The Tale of Princess Kaguya is based on a folktale that’s familiar to many people in Japan but not in West. Nonetheless, it shares many similarities with a whole host of Western folktales, right from the opening scenes of a humble bamboo cutter discovering a tiny girl in an illuminated bamboo shoot. In France, he might well have found her in a cabbage.

The bamboo cutter and his wife care for the young girl, raising her in their country home. Having quickly morphed into a baby she then begins to grow at an accelerated rate. After the forest and magical bamboo begin to yield fine linen and gold, the woodcutter decides that the girl must be a princess.

But the local kids don’t exactly agree and give her the more lowly nickname of Lil’ Bamboo when they spot her toddling around. These early scenes featuring the baby Kaguya are the sweetest and most gentle in the film, and one sequence that shows her learning to crawl by mimicking frogs is so charmingly conceived and convincingly animated that children in my screening were squealing in delight – and so were some of the adults too.

The story soon moves to ‘The Capital,’ with the woodcutter doing everything in his power to have his adopted daughter recognised as a princess. He invites a series suitors to bid for her hand, which leads to a very amusing series of comic trials. But as we move along, the film is a developing a more melancholy and plaintive tone.

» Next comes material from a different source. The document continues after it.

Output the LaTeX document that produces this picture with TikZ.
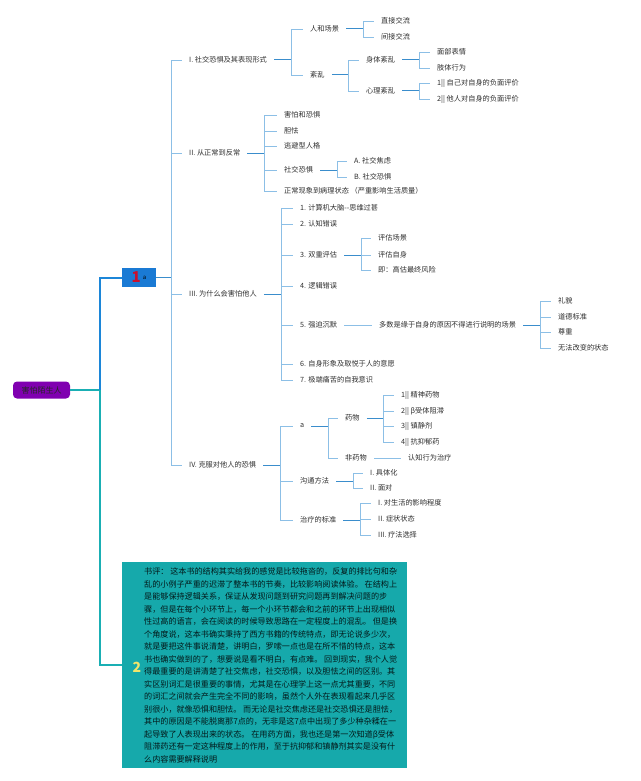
\documentclass[tikz,border=0pt]{standalone}
\usepackage{fontspec}
\newfontfamily\cjk{Noto Sans CJK SC}
\usepackage{tikz}

\definecolor{rootpurple}{HTML}{8000B0}
\definecolor{nodeblue}{HTML}{1A7AD4}
\definecolor{trunkblue}{HTML}{1C86D8}
\definecolor{trunkteal}{HTML}{1AAFB4}
\definecolor{boxteal}{HTML}{16A9AB}
\definecolor{stubblue}{HTML}{3A8DCC}
\definecolor{twigblue}{HTML}{8CBFE6}
\definecolor{leafgray}{HTML}{2E2E2E}
\definecolor{onered}{HTML}{C8102E}
\definecolor{twoyellow}{HTML}{F2E46A}

\tikzset{
  leaf/.style={anchor=west, inner xsep=7pt, inner ysep=1pt, text=leafgray,
    font=\cjk\fontsize{7.2}{8.6}\selectfont},
  stub/.style={draw=stubblue, line width=1pt},
  twig/.style={draw=twigblue, line width=0.8pt},
  rootbox/.style={fill=rootpurple, rounded corners=4pt, minimum width=57pt,
    minimum height=17pt, inner sep=0pt, text=black!85,
    font=\cjk\fontsize{8}{9}\selectfont},
}

\begin{document}
\begin{tikzpicture}[x=1pt,y=-1pt]
    \useasboundingbox (0,0) rectangle (640,781);
    % FIRST LEVEL
    \node[rootbox] (root) at (41.5,390) {害怕陌生人};
    \node[fill=nodeblue, minimum width=34pt, minimum height=19pt, inner sep=0pt] (n1) at (139,277.5)
      {\textcolor{onered}{\cjk\bfseries\fontsize{15}{15}\selectfont 1}\hspace{2pt}\raisebox{3pt}{\cjk\fontsize{6}{6}\selectfont a}};
    \node[fill=boxteal, minimum width=285pt, minimum height=206pt, inner sep=0pt] (review) at (264.5,665) {};
    \node[anchor=north west, inner sep=0pt, align=left, text=black!85!boxteal,
      font=\cjk\fontsize{8.1}{12.5}\selectfont] (reviewtxt) at (144,567.5)
      {书评： 这本书的结构其实给我的感觉是比较拖沓的，反复的排比句和杂\\
       乱的小例子严重的迟滞了整本书的节奏，比较影响阅读体验。 在结构上\\
       是能够保持逻辑关系，保证从发现问题到研究问题再到解决问题的步\\
       骤，但是在每个小环节上，每一个小环节都会和之前的环节上出现相似\\
       性过高的语言，会在阅读的时候导致思路在一定程度上的混乱。 但是换\\
       个角度说，这本书确实秉持了西方书籍的传统特点，即无论说多少次，\\
       就是要把这件事说清楚，讲明白，罗嗦一点也是在所不惜的特点，这本\\
       书也确实做到的了，想要说是看不明白，有点难。 回到现实，我个人觉\\
       得最重要的是讲清楚了社交焦虑，社交恐惧，以及胆怯之间的区别。其\\
       实区别词汇是很重要的事情，尤其是在心理学上这一点尤其重要，不同\\
       的词汇之间就会产生完全不同的影响，虽然个人外在表现看起来几乎区\\
       别很小，就像恐惧和胆怯。 而无论是社交焦虑还是社交恐惧还是胆怯，\\
       其中的原因是不能脱离那7点的，无非是这7点中出现了多少种杂糅在一\\
       起导致了人表现出来的状态。 在用药方面，我也还是第一次知道β受体\\
       阻滞药还有一定这种程度上的作用，至于抗抑郁和镇静剂其实是没有什\\
       么内容需要解释说明};
    \node[inner sep=0pt, text=twoyellow, font=\cjk\bfseries\fontsize{14}{14}\selectfont] (num2) at (137,667) {2};
    % trunk lines
    \draw[draw=trunkteal, line width=2pt] (root.east) -- (100,390) coordinate (trunk);
    \draw[draw=trunkblue, line width=2pt] (trunk) |- (n1.west);
    \draw[draw=trunkteal, line width=2pt] (trunk) |- (review.west);
    % SECOND LEVEL
    \node[leaf] (I) at (182,60) {I. 社交恐惧及其表现形式};
    \node[leaf] (II) at (182,153) {II. 从正常到反常};
    \node[leaf] (III) at (182,294) {III. 为什么会害怕他人};
    \node[leaf] (IV) at (182,465) {IV. 克服对他人的恐惧};
    \draw[stub] (n1.east) -- ++(15,0) coordinate (n1br);
    \draw[twig] (n1br) |- (I.west);
    \draw[twig] (n1br) |- (II.west);
    \draw[twig] (n1br) |- (III.west);
    \draw[twig] (n1br) |- (IV.west);
    % THIRD LEVEL
    % social fear and its forms
    \node[leaf] (Ia) at (303,29) {人和场景};
    \node[leaf] (Ib) at (303,75) {紊乱};
    \draw[stub] (I.east) -- ++(17,0) coordinate (Ibr);
    \draw[twig] (Ibr) |- (Ia.west);
    \draw[twig] (Ibr) |- (Ib.west);
    \node[leaf] (Ia1) at (374,21) {直接交流};
    \node[leaf] (Ia2) at (374,37) {间接交流};
    \draw[stub] (Ia.east) -- ++(17,0) coordinate (Iabr);
    \draw[twig] (Iabr) |- (Ia1.west);
    \draw[twig] (Iabr) |- (Ia2.west);
    \node[leaf] (Ib1) at (359,60) {身体紊乱};
    \node[leaf] (Ib2) at (359,91) {心理紊乱};
    \draw[stub] (Ib.east) -- ++(17,0) coordinate (Ibbr);
    \draw[twig] (Ibbr) |- (Ib1.west);
    \draw[twig] (Ibbr) |- (Ib2.west);
    \node[leaf] (Ib1a) at (430,52) {面部表情};
    \node[leaf] (Ib1b) at (430,68) {肢体行为};
    \draw[stub] (Ib1.east) -- ++(17,0) coordinate (Ib1br);
    \draw[twig] (Ib1br) |- (Ib1a.west);
    \draw[twig] (Ib1br) |- (Ib1b.west);
    \node[leaf] (Ib2a) at (430,83) {1|| 自己对自身的负面评价};
    \node[leaf] (Ib2b) at (430,99) {2|| 他人对自身的负面评价};
    \draw[stub] (Ib2.east) -- ++(17,0) coordinate (Ib2br);
    \draw[twig] (Ib2br) |- (Ib2a.west);
    \draw[twig] (Ib2br) |- (Ib2b.west);
    % normal to abnormal
    \node[leaf] (IIa) at (277,115) {害怕和恐惧};
    \node[leaf] (IIb) at (277,131) {胆怯};
    \node[leaf] (IIc) at (277,146) {逃避型人格};
    \node[leaf] (IId) at (277,170) {社交恐惧};
    \node[leaf] (IIe) at (277,191) {正常现象到病理状态 （严重影响生活质量）};
    \draw[stub] (II.east) -- ++(17,0) coordinate (IIbr);
    \draw[twig] (IIbr) |- (IIa.west);
    \draw[twig] (IIbr) |- (IIb.west);
    \draw[twig] (IIbr) |- (IIc.west);
    \draw[twig] (IIbr) |- (IId.west);
    \draw[twig] (IIbr) |- (IIe.west);
    \node[leaf] (IId1) at (347,161) {A. 社交焦虑};
    \node[leaf] (IId2) at (347,177) {B. 社交恐惧};
    \draw[stub] (IId.east) -- ++(17,0) coordinate (IIdbr);
    \draw[twig] (IIdbr) |- (IId1.west);
    \draw[twig] (IIdbr) |- (IId2.west);
    % why fear others
    \node[leaf] (III1) at (293,208) {1. 计算机大脑--思维过甚};
    \node[leaf] (III2) at (293,224) {2. 认知错误};
    \node[leaf] (III3) at (293,255) {3. 双重评估};
    \node[leaf] (III4) at (293,286) {4. 逻辑错误};
    \node[leaf] (III5) at (293,325) {5. 强迫沉默};
    \node[leaf] (III6) at (293,364) {6. 自身形象及取悦于人的意愿};
    \node[leaf] (III7) at (293,380) {7. 极端痛苦的自我意识};
    \draw[stub] (III.east) -- ++(17,0) coordinate (IIIbr);
    \draw[twig] (IIIbr) |- (III1.west);
    \draw[twig] (IIIbr) |- (III2.west);
    \draw[twig] (IIIbr) |- (III3.west);
    \draw[twig] (IIIbr) |- (III4.west);
    \draw[twig] (IIIbr) |- (III5.west);
    \draw[twig] (IIIbr) |- (III6.west);
    \draw[twig] (IIIbr) |- (III7.west);
    \node[leaf] (III3a) at (371,238) {评估场景};
    \node[leaf] (III3b) at (371,255) {评估自身};
    \node[leaf] (III3c) at (371,270) {即：高估最终风险};
    \draw[stub] (III3.east) -- ++(17,0) coordinate (III3br);
    \draw[twig] (III3br) |- (III3a.west);
    \draw[twig] (III3br) |- (III3b.west);
    \draw[twig] (III3br) |- (III3c.west);
    \node[leaf] (III5a) at (372,325) {多数是缘于自身的原因不得进行说明的场景};
    \draw[twig] (III5.east) -- (III5a.west);
    \node[leaf] (III5a1) at (551,301) {礼貌};
    \node[leaf] (III5a2) at (551,317) {道德标准};
    \node[leaf] (III5a3) at (551,332) {尊重};
    \node[leaf] (III5a4) at (551,348) {无法改变的状态};
    \draw[stub] (III5a.east) -- ++(17,0) coordinate (III5abr);
    \draw[twig] (III5abr) |- (III5a1.west);
    \draw[twig] (III5abr) |- (III5a2.west);
    \draw[twig] (III5abr) |- (III5a3.west);
    \draw[twig] (III5abr) |- (III5a4.west);
    % overcoming the fear
    \node[leaf] (IVa) at (293,426) {a};
    \node[leaf] (IVb) at (293,481) {沟通方法};
    \node[leaf] (IVc) at (293,520) {治疗的标准};
    \draw[stub] (IV.east) -- ++(17,0) coordinate (IVbr);
    \draw[twig] (IVbr) |- (IVa.west);
    \draw[twig] (IVbr) |- (IVb.west);
    \draw[twig] (IVbr) |- (IVc.west);
    \node[leaf] (IVa1) at (338,418) {药物};
    \node[leaf] (IVa2) at (338,458) {非药物};
    \draw[stub] (IVa.east) -- ++(17,0) coordinate (IVabr);
    \draw[twig] (IVabr) |- (IVa1.west);
    \draw[twig] (IVabr) |- (IVa2.west);
    \node[leaf] (IVa1a) at (394,395) {1|| 精神药物};
    \node[leaf] (IVa1b) at (394,411) {2|| β受体阻滞};
    \node[leaf] (IVa1c) at (394,426) {3|| 镇静剂};
    \node[leaf] (IVa1d) at (394,442) {4|| 抗抑郁药};
    \draw[stub] (IVa1.east) -- ++(17,0) coordinate (IVa1br);
    \draw[twig] (IVa1br) |- (IVa1a.west);
    \draw[twig] (IVa1br) |- (IVa1b.west);
    \draw[twig] (IVa1br) |- (IVa1c.west);
    \draw[twig] (IVa1br) |- (IVa1d.west);
    \node[leaf] (IVa2a) at (401,458) {认知行为治疗};
    \draw[twig] (IVa2.east) -- (IVa2a.west);
    \node[leaf] (IVb1) at (363,473) {I. 具体化};
    \node[leaf] (IVb2) at (363,488) {II. 面对};
    \draw[stub] (IVb.east) -- ++(17,0) coordinate (IVbbr);
    \draw[twig] (IVbbr) |- (IVb1.west);
    \draw[twig] (IVbbr) |- (IVb2.west);
    \node[leaf] (IVc1) at (371,503) {I. 对生活的影响程度};
    \node[leaf] (IVc2) at (371,519) {II. 症状状态};
    \node[leaf] (IVc3) at (371,535) {III. 疗法选择};
    \draw[stub] (IVc.east) -- ++(17,0) coordinate (IVcbr);
    \draw[twig] (IVcbr) |- (IVc1.west);
    \draw[twig] (IVcbr) |- (IVc2.west);
    \draw[twig] (IVcbr) |- (IVc3.west);
\end{tikzpicture}
\end{document}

Kaguya dreams of returning to her more simple country life and, in a sequence so astonishing it took my breath away, she dreams of fleeing the capital. As she runs, fabric billowing in the wind, the animation comes to reflect her desires, the brush strokes becoming elongated and more impressionistic as she moves rapidly in a blur of emotion. It’s an extraordinary episode and utterly unforgettable.

The animation style of The Tale of Princess Kaguya might seem rather simplistic at first glance, with the characters sketched rather than being more intricately detailed. This first impression is deceptive, however, and there is a great deal of complexity and beauty in the animators’ brush strokes and charcoal lines.

As this is a folktale and it’s being told as such, there is a little repetition and some conspicuous foreshadowing .Yet there is something rather comforting about this style of storytelling, like a welcoming, warm embrace. Interestingly, though, and rather pleasingly, director Isao Takahata has told a story that does not follow the patriarchal and materially aspirational line that many folktales hold within them. His Kaguya is not interested in the life of a princess, in marrying a prince or even in the fineries that come with a life of privilege, all the way until the film’s powerful, final scenes.

With its simply wondrous animation, beautiful story and heartening, feminist ideas, The Tale of Princess Kaguya is a utter gem. Studio Ghibli continue their near-perfect run of frankly incredible animated features.